Repeat the material below exactly, with no pictures.
╭──
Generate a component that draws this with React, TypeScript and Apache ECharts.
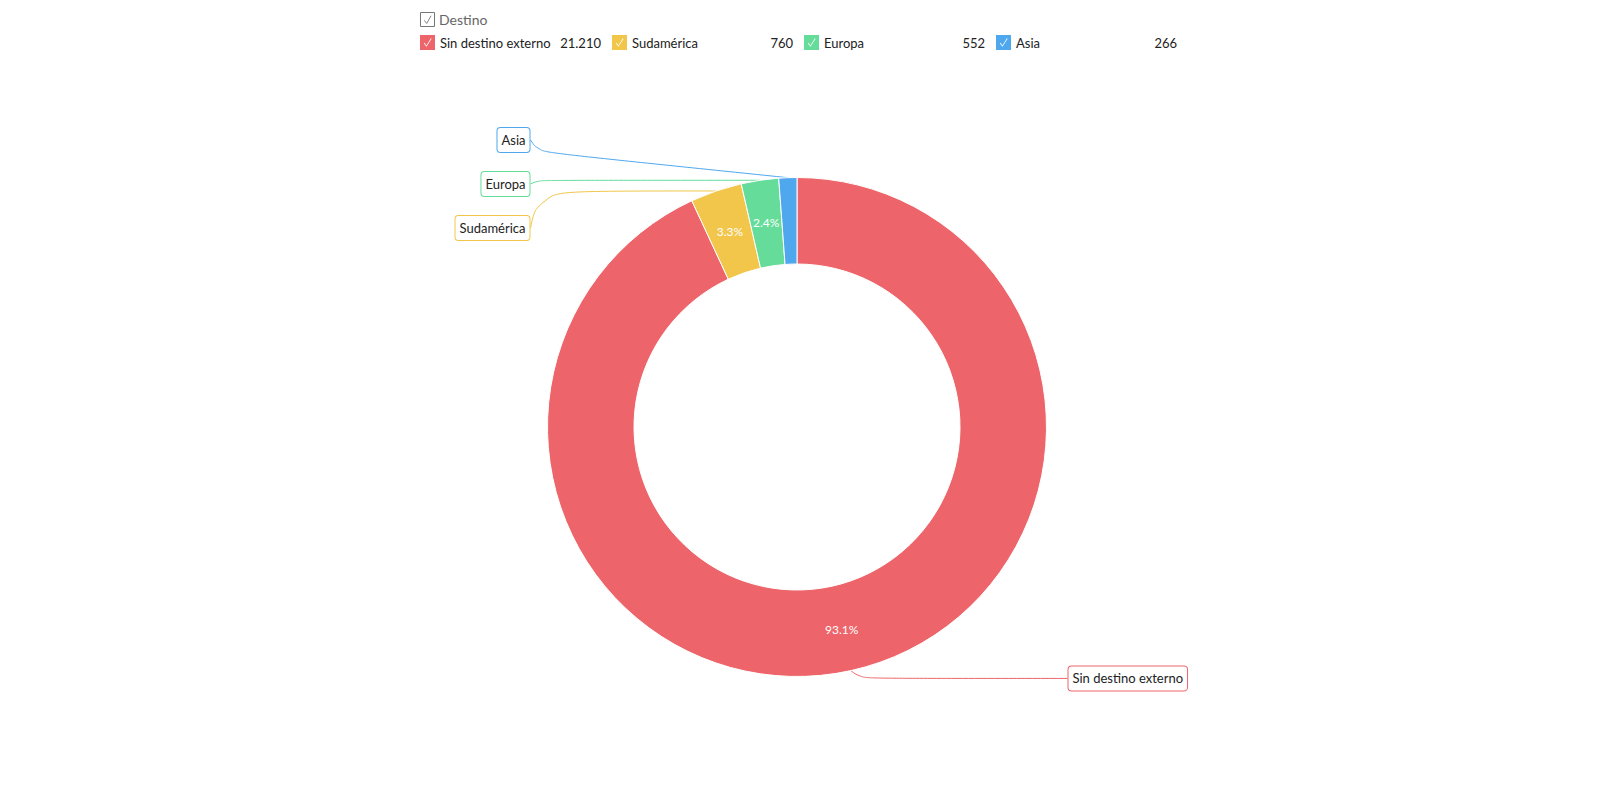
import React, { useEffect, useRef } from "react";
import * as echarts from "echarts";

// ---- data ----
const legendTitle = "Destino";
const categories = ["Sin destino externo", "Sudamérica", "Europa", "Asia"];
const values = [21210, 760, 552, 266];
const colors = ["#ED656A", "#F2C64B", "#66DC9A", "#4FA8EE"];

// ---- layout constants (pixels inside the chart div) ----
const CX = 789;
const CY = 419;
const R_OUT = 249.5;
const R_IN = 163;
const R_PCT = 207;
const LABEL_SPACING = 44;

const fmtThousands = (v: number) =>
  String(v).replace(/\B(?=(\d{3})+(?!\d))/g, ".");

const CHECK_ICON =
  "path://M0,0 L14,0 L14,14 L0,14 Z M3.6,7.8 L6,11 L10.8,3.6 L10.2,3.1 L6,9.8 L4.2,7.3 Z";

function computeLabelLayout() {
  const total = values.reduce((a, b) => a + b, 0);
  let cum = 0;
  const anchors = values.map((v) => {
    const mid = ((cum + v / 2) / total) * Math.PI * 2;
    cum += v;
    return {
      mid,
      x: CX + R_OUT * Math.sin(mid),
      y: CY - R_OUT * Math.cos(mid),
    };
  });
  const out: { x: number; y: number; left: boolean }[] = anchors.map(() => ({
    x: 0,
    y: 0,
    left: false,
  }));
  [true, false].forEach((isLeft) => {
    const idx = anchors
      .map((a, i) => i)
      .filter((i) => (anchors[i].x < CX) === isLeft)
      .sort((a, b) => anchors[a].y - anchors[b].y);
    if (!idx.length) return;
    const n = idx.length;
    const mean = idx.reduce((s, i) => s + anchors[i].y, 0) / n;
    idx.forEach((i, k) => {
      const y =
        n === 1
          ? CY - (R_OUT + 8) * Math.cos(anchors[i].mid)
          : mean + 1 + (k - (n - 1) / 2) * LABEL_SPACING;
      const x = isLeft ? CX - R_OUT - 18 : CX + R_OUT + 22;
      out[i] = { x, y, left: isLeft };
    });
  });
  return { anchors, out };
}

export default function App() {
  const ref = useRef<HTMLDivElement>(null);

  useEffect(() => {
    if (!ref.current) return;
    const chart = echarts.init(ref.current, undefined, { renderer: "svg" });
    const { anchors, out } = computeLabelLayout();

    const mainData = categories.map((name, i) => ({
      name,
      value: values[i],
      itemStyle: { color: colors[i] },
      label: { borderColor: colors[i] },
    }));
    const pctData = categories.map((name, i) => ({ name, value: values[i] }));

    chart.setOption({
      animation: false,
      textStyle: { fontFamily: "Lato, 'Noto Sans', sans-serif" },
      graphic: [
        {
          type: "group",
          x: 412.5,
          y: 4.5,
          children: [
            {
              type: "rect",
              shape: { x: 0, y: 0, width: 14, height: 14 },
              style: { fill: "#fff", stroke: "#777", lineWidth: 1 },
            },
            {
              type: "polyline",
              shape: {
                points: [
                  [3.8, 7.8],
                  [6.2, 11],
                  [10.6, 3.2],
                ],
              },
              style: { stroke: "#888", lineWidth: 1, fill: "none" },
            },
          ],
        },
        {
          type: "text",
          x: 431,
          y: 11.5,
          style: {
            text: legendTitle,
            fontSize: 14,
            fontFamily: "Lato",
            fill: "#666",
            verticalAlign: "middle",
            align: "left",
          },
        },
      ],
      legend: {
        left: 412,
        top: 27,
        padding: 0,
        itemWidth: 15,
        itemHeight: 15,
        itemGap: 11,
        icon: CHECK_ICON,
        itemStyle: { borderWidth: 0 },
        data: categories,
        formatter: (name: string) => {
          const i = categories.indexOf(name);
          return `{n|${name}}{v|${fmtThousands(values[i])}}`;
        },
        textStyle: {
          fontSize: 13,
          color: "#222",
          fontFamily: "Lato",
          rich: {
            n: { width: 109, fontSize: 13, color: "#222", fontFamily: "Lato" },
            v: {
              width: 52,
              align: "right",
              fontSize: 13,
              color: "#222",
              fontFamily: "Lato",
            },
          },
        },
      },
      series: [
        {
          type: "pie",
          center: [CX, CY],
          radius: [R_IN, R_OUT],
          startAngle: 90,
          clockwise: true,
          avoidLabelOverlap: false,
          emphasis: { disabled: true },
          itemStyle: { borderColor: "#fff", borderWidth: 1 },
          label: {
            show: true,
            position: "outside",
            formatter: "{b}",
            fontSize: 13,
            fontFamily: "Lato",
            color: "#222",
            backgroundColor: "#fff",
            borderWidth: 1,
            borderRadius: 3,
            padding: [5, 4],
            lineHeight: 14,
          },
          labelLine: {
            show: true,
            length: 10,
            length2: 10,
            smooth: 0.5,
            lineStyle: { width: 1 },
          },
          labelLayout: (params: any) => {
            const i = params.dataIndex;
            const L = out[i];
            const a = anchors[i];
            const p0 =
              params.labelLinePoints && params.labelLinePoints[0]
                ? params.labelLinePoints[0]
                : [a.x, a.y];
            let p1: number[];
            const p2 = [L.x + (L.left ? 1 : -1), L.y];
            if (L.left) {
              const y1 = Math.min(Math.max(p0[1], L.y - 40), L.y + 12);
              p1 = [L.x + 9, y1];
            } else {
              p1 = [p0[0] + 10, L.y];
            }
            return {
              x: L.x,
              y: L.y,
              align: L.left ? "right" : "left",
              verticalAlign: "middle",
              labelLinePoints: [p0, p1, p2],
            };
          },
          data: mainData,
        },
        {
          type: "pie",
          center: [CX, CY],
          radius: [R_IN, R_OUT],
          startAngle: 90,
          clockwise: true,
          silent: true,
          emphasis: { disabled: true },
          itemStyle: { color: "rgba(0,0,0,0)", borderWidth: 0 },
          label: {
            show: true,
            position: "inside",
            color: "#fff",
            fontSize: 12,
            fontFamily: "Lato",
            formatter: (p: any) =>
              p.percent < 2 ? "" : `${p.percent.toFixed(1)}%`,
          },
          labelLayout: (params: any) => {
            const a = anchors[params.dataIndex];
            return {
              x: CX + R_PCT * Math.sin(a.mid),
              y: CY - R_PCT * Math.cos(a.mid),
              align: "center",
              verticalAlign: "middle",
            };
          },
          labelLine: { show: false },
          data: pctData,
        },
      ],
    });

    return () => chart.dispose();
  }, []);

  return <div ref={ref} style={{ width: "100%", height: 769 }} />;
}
╰──
**SOLUTION FOR THIS TASK:**
Generate a component that draws this with React, TypeScript and Apache ECharts.
import React, { useEffect, useRef } from "react";
import * as echarts from "echarts";

// ---- data ----
const legendTitle = "Destino";
const categories = ["Sin destino externo", "Sudamérica", "Europa", "Asia"];
const values = [21210, 760, 552, 266];
const colors = ["#ED656A", "#F2C64B", "#66DC9A", "#4FA8EE"];

// ---- layout constants (pixels inside the chart div) ----
const CX = 789;
const CY = 419;
const R_OUT = 249.5;
const R_IN = 163;
const R_PCT = 207;
const LABEL_SPACING = 44;

const fmtThousands = (v: number) =>
  String(v).replace(/\B(?=(\d{3})+(?!\d))/g, ".");

const CHECK_ICON =
  "path://M0,0 L14,0 L14,14 L0,14 Z M3.6,7.8 L6,11 L10.8,3.6 L10.2,3.1 L6,9.8 L4.2,7.3 Z";

function computeLabelLayout() {
  const total = values.reduce((a, b) => a + b, 0);
  let cum = 0;
  const anchors = values.map((v) => {
    const mid = ((cum + v / 2) / total) * Math.PI * 2;
    cum += v;
    return {
      mid,
      x: CX + R_OUT * Math.sin(mid),
      y: CY - R_OUT * Math.cos(mid),
    };
  });
  const out: { x: number; y: number; left: boolean }[] = anchors.map(() => ({
    x: 0,
    y: 0,
    left: false,
  }));
  [true, false].forEach((isLeft) => {
    const idx = anchors
      .map((a, i) => i)
      .filter((i) => (anchors[i].x < CX) === isLeft)
      .sort((a, b) => anchors[a].y - anchors[b].y);
    if (!idx.length) return;
    const n = idx.length;
    const mean = idx.reduce((s, i) => s + anchors[i].y, 0) / n;
    idx.forEach((i, k) => {
      const y =
        n === 1
          ? CY - (R_OUT + 8) * Math.cos(anchors[i].mid)
          : mean + 1 + (k - (n - 1) / 2) * LABEL_SPACING;
      const x = isLeft ? CX - R_OUT - 18 : CX + R_OUT + 22;
      out[i] = { x, y, left: isLeft };
    });
  });
  return { anchors, out };
}

export default function App() {
  const ref = useRef<HTMLDivElement>(null);

  useEffect(() => {
    if (!ref.current) return;
    const chart = echarts.init(ref.current, undefined, { renderer: "svg" });
    const { anchors, out } = computeLabelLayout();

    const mainData = categories.map((name, i) => ({
      name,
      value: values[i],
      itemStyle: { color: colors[i] },
      label: { borderColor: colors[i] },
    }));
    const pctData = categories.map((name, i) => ({ name, value: values[i] }));

    chart.setOption({
      animation: false,
      textStyle: { fontFamily: "Lato, 'Noto Sans', sans-serif" },
      graphic: [
        {
          type: "group",
          x: 412.5,
          y: 4.5,
          children: [
            {
              type: "rect",
              shape: { x: 0, y: 0, width: 14, height: 14 },
              style: { fill: "#fff", stroke: "#777", lineWidth: 1 },
            },
            {
              type: "polyline",
              shape: {
                points: [
                  [3.8, 7.8],
                  [6.2, 11],
                  [10.6, 3.2],
                ],
              },
              style: { stroke: "#888", lineWidth: 1, fill: "none" },
            },
          ],
        },
        {
          type: "text",
          x: 431,
          y: 11.5,
          style: {
            text: legendTitle,
            fontSize: 14,
            fontFamily: "Lato",
            fill: "#666",
            verticalAlign: "middle",
            align: "left",
          },
        },
      ],
      legend: {
        left: 412,
        top: 27,
        padding: 0,
        itemWidth: 15,
        itemHeight: 15,
        itemGap: 11,
        icon: CHECK_ICON,
        itemStyle: { borderWidth: 0 },
        data: categories,
        formatter: (name: string) => {
          const i = categories.indexOf(name);
          return `{n|${name}}{v|${fmtThousands(values[i])}}`;
        },
        textStyle: {
          fontSize: 13,
          color: "#222",
          fontFamily: "Lato",
          rich: {
            n: { width: 109, fontSize: 13, color: "#222", fontFamily: "Lato" },
            v: {
              width: 52,
              align: "right",
              fontSize: 13,
              color: "#222",
              fontFamily: "Lato",
            },
          },
        },
      },
      series: [
        {
          type: "pie",
          center: [CX, CY],
          radius: [R_IN, R_OUT],
          startAngle: 90,
          clockwise: true,
          avoidLabelOverlap: false,
          emphasis: { disabled: true },
          itemStyle: { borderColor: "#fff", borderWidth: 1 },
          label: {
            show: true,
            position: "outside",
            formatter: "{b}",
            fontSize: 13,
            fontFamily: "Lato",
            color: "#222",
            backgroundColor: "#fff",
            borderWidth: 1,
            borderRadius: 3,
            padding: [5, 4],
            lineHeight: 14,
          },
          labelLine: {
            show: true,
            length: 10,
            length2: 10,
            smooth: 0.5,
            lineStyle: { width: 1 },
          },
          labelLayout: (params: any) => {
            const i = params.dataIndex;
            const L = out[i];
            const a = anchors[i];
            const p0 =
              params.labelLinePoints && params.labelLinePoints[0]
                ? params.labelLinePoints[0]
                : [a.x, a.y];
            let p1: number[];
            const p2 = [L.x + (L.left ? 1 : -1), L.y];
            if (L.left) {
              const y1 = Math.min(Math.max(p0[1], L.y - 40), L.y + 12);
              p1 = [L.x + 9, y1];
            } else {
              p1 = [p0[0] + 10, L.y];
            }
            return {
              x: L.x,
              y: L.y,
              align: L.left ? "right" : "left",
              verticalAlign: "middle",
              labelLinePoints: [p0, p1, p2],
            };
          },
          data: mainData,
        },
        {
          type: "pie",
          center: [CX, CY],
          radius: [R_IN, R_OUT],
          startAngle: 90,
          clockwise: true,
          silent: true,
          emphasis: { disabled: true },
          itemStyle: { color: "rgba(0,0,0,0)", borderWidth: 0 },
          label: {
            show: true,
            position: "inside",
            color: "#fff",
            fontSize: 12,
            fontFamily: "Lato",
            formatter: (p: any) =>
              p.percent < 2 ? "" : `${p.percent.toFixed(1)}%`,
          },
          labelLayout: (params: any) => {
            const a = anchors[params.dataIndex];
            return {
              x: CX + R_PCT * Math.sin(a.mid),
              y: CY - R_PCT * Math.cos(a.mid),
              align: "center",
              verticalAlign: "middle",
            };
          },
          labelLine: { show: false },
          data: pctData,
        },
      ],
    });

    return () => chart.dispose();
  }, []);

  return <div ref={ref} style={{ width: "100%", height: 769 }} />;
}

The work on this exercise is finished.